Jones Catching Attention

FAYETTEVILLE -- It didn't take long for former Arkansas quarterback Matt Jones to make an impression at the Senior Bowl in Mobile, Ala., this week.

In fact, Jones' agent, Dave Butz II, said it really only took one practice. When the 6-foot-6, 237-pounder, who has lined up at receiver all week, hauled in a 40-yard bomb in practice over former LSU cornerback Corey Webster, he turned heads.

"It was funny, after the first practice, he said, 'I'm noticing a lot more people are wanting to talk to me now,'" Butz said.

Jones drew rave reviews from Tampa Bay Buccaneers coach John Gruden and opened the eyes of other curious onlookers. He was the subject of stories all over the country, from ESPN, USA Today and The Associated Press. Now, Jones will wrap up what Butz described as an "extremely valuable" week when he, along with nearly 100 NFL Draft hopefuls, participates in the 56th Senior Bowl this afternoon.

Jones was one of the more intriguing stories at the all-star game because of his willingness to play receiver, tight end, quarterback and, even, deep snapper during highly scrutinized practices. He'll concentrate on catching passes for a South team today after a productive week in which Gruden told reporters he'd be "stunned if (Jones) doesn't play somewhere for somebody."

"I have friends that coach in high school," Gruden told ESPN.com. "My next-door neighbor coaches Pop Warner. I've never gone to a practice and seen a guy play quarterback, wide receiver and tight end."

Jones' father, Steve, said his son hasn't given up hopes of playing quarterback in the NFL. But Jones wanted the league personnel to get a close look at his versatility and willingness to play other positions.

He, who is going to next month's NFL Scouting Combine in Indianapolis as a quarterback, had offers to play his natural position in other all-star games. Jones accepted an invitation to play receiver in Mobile, wanting the best opportunity to showcase his overall talents and show scouts his willingness to play anywhere.

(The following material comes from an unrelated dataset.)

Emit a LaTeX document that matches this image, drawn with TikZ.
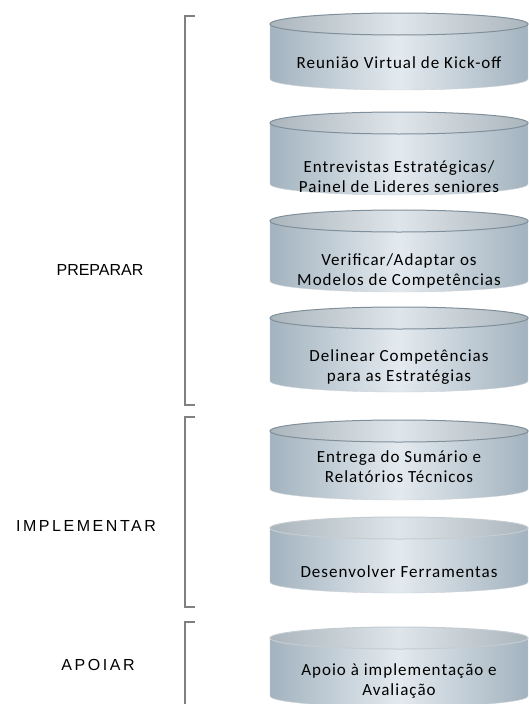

"Gruden looks at it like, 'Hey, here's this kid that has played quarterback all his career and yet he's willing to come here and take a chance,'" Steve Jones said. "Matt made the decision that this was the best move because he just wants to play in the NFL. It doesn't matter what position.

"So, (the Senior Bowl) gives him a chance to see the most coaches."

Steve Jones said his son, no doubt, is behind other receivers that have played the position throughout their collegiate careers. But he believes Jones already has intrigued NFL scouts. The Tampa Bay coaching staff assigned one person, offensive quality control coach Kyle Shanahan, to monitor Jones all week and Butz said his client did a good job of handling the crash course at receiver.

Gruden called Jones' over-the-shoulder catch one of the plays of the day on Tuesday. Jones added another spectacular, one-handed grab on Wednesday.

"There were so many teams all along that thought about him as something other than a quarterback," Butz said. "This was the ideal stage to show that he can do more than just play quarterback."

Jones said there were too many interviews to count, but his son had one-on-one opportunities to speak with the Buccaneers, Chicago Bears and New York Giants. Butz said some teams see Jones as a quarterback, others as a receiver and a few more believe he'll fit perfectly into the role of an H-back.

The Senior Bowl is just the first step for Jones, who is scheduled to return to New Jersey to continue training at a speed school in preparation for next month's combine. Jones will make a brief stop in Fort Smith after today's game, but will go back to work in hopes of running a dazzling 40-yard dash in Indianapolis.

Jones still has plenty of work and much to prove before the 2005 NFL Draft in April. But Butz said the attention he garnered at the Senior Bowl was a great start.

"It went wonderful," Butz said. "It couldn't have gone any better actually. He certainly turned a few heads, that's for sure. It's not a question of what can he do. It's more a question of what can't he do."